Running Median

Problem

Find the running median after entering every number from a sequence of infinite integers.

Brute force

If we keep each number in a sorted sequence then cost of single entry is O(n) and finding median is O(n). A slight modification can be done by keeping the middle pointer and adjusting it based on the insertion on its left side and right side. In that case finding median after insertion is O(1). But the overall cost for finding median still remains O(n) as insertion in sorted sequence is necessary after each number is entered.

Better solution

We can keep two heaps which divides the entered number in two almost equal halves. Half of the number would be greater than the median and the rest would be lesser. The upper half will be maintained in a min heap and the lower half will be maintained in a max heap. In this arrangement we can find out in O(1) time whether a new number would go to the upper half or lower half. All we need to do is to compare the new number with the head of two heaps.
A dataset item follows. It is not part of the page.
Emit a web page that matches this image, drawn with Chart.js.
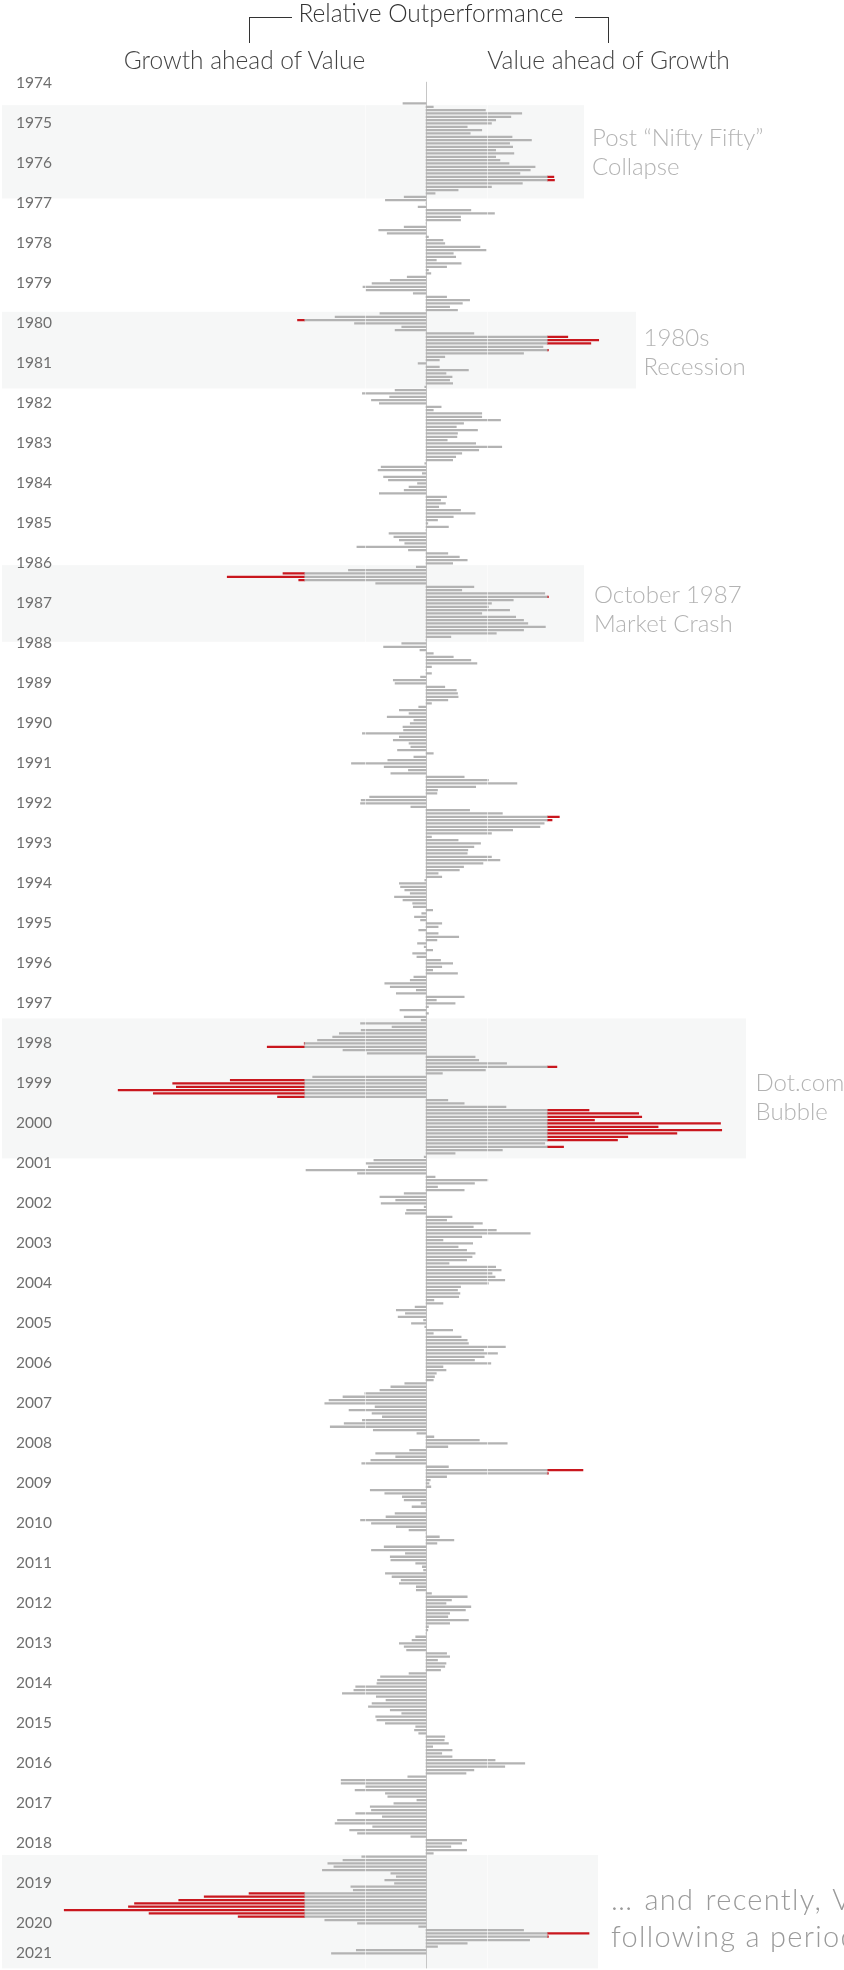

After deciding we can insert in a heap in O(log n) time. After this insertion if the heaps are unbalanced, we can just move from one heap to another. which is again of O(log n) complexity. And now we can find the median in O(1) time. If two heaps contain same number of elements then median is the average of the head of two heaps. If one is greater, then median is the head of the larger heap.

Further discussion

Whenever the answer of some problem requires knowing greater among something or lesser among something but it does not matter whether the rest of the elements are ordered or not, heap might give the optimal solution.

Code

import java.util.Comparator;
import java.util.PriorityQueue;
import java.util.Random;


public class RunningMedian
{
    PriorityQueue<Integer> upperQueue;
    PriorityQueue<Integer> lowerQueue;

    public RunningMedian()
    {
        lowerQueue=new PriorityQueue<Integer>(
          20,new Comparator<Integer>()
        {

            @Override
            public int compare(Integer o1, Integer o2)
            {

                return -o1.compareTo(o2);
            }

        });
        upperQueue=new PriorityQueue<Integer>();
        upperQueue.add(Integer.MAX_VALUE);
        lowerQueue.add(Integer.MIN_VALUE);
    }

    public double getMedian(int num)
    {
        //adding the number to proper heap
            if(num>=upperQueue.peek())
                upperQueue.add(num);
            else
                lowerQueue.add(num);
        //balancing the heaps
        if(upperQueue.size()-lowerQueue.size()==2)
            lowerQueue.add(upperQueue.poll());
        else if(lowerQueue.size()-upperQueue.size()==2)
            upperQueue.add(lowerQueue.poll());
        //returning the median
        if(upperQueue.size()==lowerQueue.size())
            return(upperQueue.peek()+lowerQueue.peek())/2.0;
        else if(upperQueue.size()>lowerQueue.size())
            return upperQueue.peek();
        else
            return lowerQueue.peek();

    }
    public static void main(String[] args)
    {
        Random random=new Random();
        RunningMedian runningMedian=new RunningMedian();
        System.out.println("num\tmedian");
        for(int i=0;i<50;++i)
        {
            int num=random.nextInt(100);
            System.out.print(num);
            System.out.print("\t");
            System.out.println(
              runningMedian.getMedian(num));
        }

    }

}